Back in my horse days, I tried my hand at baking home-made horse treats. My horse wasn’t a finicky eater, but he was particular when it came to special treats. He didn’t care for carrots or even slices of apples like other horses in the barn so I found a recipe online and went about the sticky and messy business of baking him special treats. The horse treat recipe that I used included molasses, oats, flour and carrots that I chopped in a food processor. I spent an entire evening preparing the strange little brown balls, baking them, and carefully storing the treats in an airtight container that I planned to keep at the barn.
The next evening when I brought the treats to the barn, excited to present one to my horse and certain that he would throw his head back with excitement and beg for more, there was a terrible thunderstorm in the area. While I was fussing with my horse in his stall, other horses and their owners were scurrying about to be ready for high winds and rain that were quickly approaching. The barn was sealed tight as the storm engulfed the area while everyone gathered in the center of the barn … me with my container of freshly baked horse treats.

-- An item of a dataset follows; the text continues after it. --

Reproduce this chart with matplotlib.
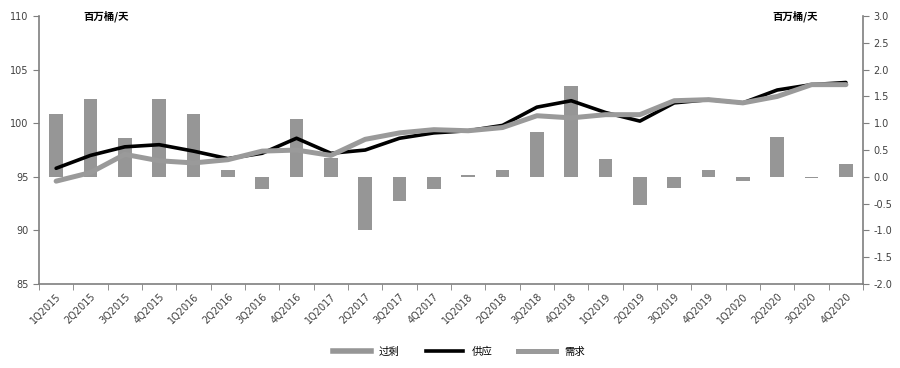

“Looks like we might be here a while. At least we’ve got something to eat!” – Someone at the barn.
The group joked about my treats, which looked a bit like thick oatmeal cookies that may have been left in the oven for too long, but a few of them asked if they could give one a try. I shared the treats, explaining the recipe and how I had prepared them, and they nibbled away as they waited for the storm to pass.
Of course, they knew they were eating horse treats and they did so voluntarily.
The same can’t be said about dozens of fourth-grade students at a rural Pennsylvania school who were given pet treats last Thursday and told that they were cookies. Apparently, a part-time teachers’ aid handed out “treats” to as many as seventy-five students.
“The treats may have been misrepresented as cookies or crackers. Our research on the product indicates that the treat ingredients would not be harmful to people, with the exception for those individuals with specific food allergies.” – Richard Faidley, Boyerton Area (PA) School District Superintendent.
It remains unclear what may have motivated the aide to give dog treats to the students but students allege that the female aide joked about passing out dog treats and tricked them into eating them for fun for her own amusement. The recess aide at the Philadelphia-area school has been placed on leave pending the results of an investigation. I wouldn’t think an investigation would be terribly complicated … did she give the kids dog treats or not?
Surprisingly, I was told, the horse treats that I baked weren’t all that bad. By the time the storm passed and we all ventured home, the folks in the barn were desperate for something to drink. I imagine the kids in that Pennsylvania school went home thirsty, too.
My horse wouldn’t eat the treats. I never made them again. His only treats from that day on were mints and sugar cubes.